INDORAYA — Di tengah capaian pertumbuhan ekonomi Jawa Tengah yang relatif stabil, persoaln ketimpangan sosial dan kebijakan pangan masih menjadi pekerjaan rumah besar yang belum terselesaikan. Perbedaan kesejahteraan antara wilayah perkotaan dan pedesaan, disertai tingginya tekanan harga kebutuhan pokok, menciptakan jurang sosial yang semakin terasa di tengah masyarakat.
Wakil Ketua DPRD Jawa Tengah, Heri Pudyatmoko, menegaskan bahwa dua hal tersebut—ketimpangan sosial dan tata kelola pangan—adalah “akar masalah” yang harus diselesaikan secara sistematis dan berkelanjutan, bukan sekadar respons sesaat.
“Kita tidak bisa terus menambal kebijakan dengan operasi pasar. Akar ketimpangan harus diselesaikan lewat penguatan struktur ekonomi rakyat, terutama di sektor pangan dan pertanian,” ujar Heri.
Data BPS Jawa Tengah menunjukkan, tingkat kemiskinan provinsi ini per Maret 2025 mencapai 9,48% atau sekitar 3,37 juta jiwa. Angka ini memang turun dibandingkan tahun sebelumnya, tetapi gini ratio yang masih di angka 0,359 menunjukkan ketimpangan pengeluaran masih signifikan.
Wilayah seperti Brebes, Pati, dan Wonosobo menjadi contoh daerah dengan kesenjangan tinggi antara produsen dan konsumen pangan. Menurut Heri, ketimpangan tersebut juga muncul karena rantai pasok pangan yang panjang dan tidak efisien.
“Petani bekerja keras, tapi nilai tambahnya dinikmati di level tengkulak atau distribusi besar. Ini bukan hanya masalah ekonomi, tapi masalah keadilan sosial,” tegasnya.
Ia menilai perlu ada reformasi kebijakan pangan daerah yang melibatkan koperasi, BUMDes, dan lembaga komunitas untuk memperpendek rantai distribusi.

Selain itu, Heri menyoroti pentingnya membangun sistem ketahanan pangan yang berkelanjutan dan berpihak pada petani kecil. Dalam pandangannya, pembangunan lumbung pangan desa, pemberian akses kredit mikro, serta penyediaan bibit unggul harus dibarengi dengan pendampingan dan jaminan harga jual.
“Kalau harga panen terus rendah, anak muda tidak akan mau jadi petani. Ini bukan sekadar soal pangan, tapi masa depan sosial desa,” katanya.
Kondisi inflasi pangan di Jawa Tengah turut memperburuk daya beli masyarakat.

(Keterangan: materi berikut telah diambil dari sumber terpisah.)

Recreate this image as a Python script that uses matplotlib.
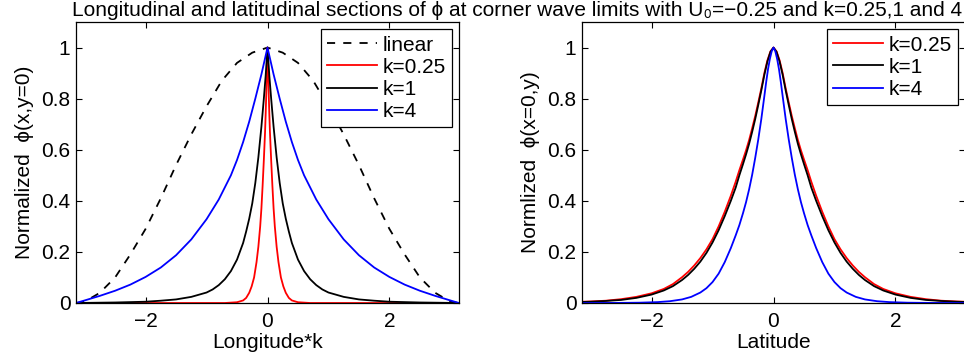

Berdasarkan data Bank Indonesia, kelompok makanan, minuman, dan tembakau mencatat inflasi tahunan 4,41% per September 2025—lebih tinggi dari inflasi umum yang sebesar 2,65%.
Hal ini, menurut Heri, menandakan bahwa ketahanan pangan harus dipandang bukan hanya dari sisi produksi, tetapi juga dari aspek distribusi dan akses masyarakat.
Heri juga mengingatkan agar kebijakan pangan tidak hanya berorientasi pada stabilitas harga, melainkan juga memperhatikan keberlanjutan ekologi dan sosial.

“Kebijakan pangan tidak boleh mengorbankan lingkungan dan petani. Kita harus beralih ke sistem pangan yang adil, hijau, dan partisipatif,” ujarnya.
Ia mencontohkan bagaimana daerah-daerah seperti Temanggung dan Batang mulai mengembangkan model agroekologi berbasis komunitas yang lebih tahan terhadap fluktuasi pasar dan iklim.
Dari sisi sosial, Heri menilai bahwa ketimpangan juga muncul karena lemahnya perlindungan terhadap kelompok rentan—terutama perempuan, buruh tani, dan pekerja informal. Ia mendorong pemerintah provinsi memperkuat skema jaminan sosial dan pelatihan produktif bagi kelompok tersebut.
“Ketimpangan tidak hanya soal penghasilan, tapi juga soal akses terhadap pendidikan, air bersih, dan layanan dasar,” imbuhnya.
Menutup keterangannya, Heri menegaskan bahwa pembangunan ekonomi Jawa Tengah ke depan harus menempatkan keadilan sosial sebagai prinsip utama.
“Kita tidak bisa bicara bonus demografi kalau sebagian besar rakyatnya masih kesulitan membeli bahan pokok. Pangan dan keadilan sosial adalah fondasi peradaban. Jika akar masalah ini beres, stabilitas sosial dan ekonomi akan ikut menguat,” pungkasnya.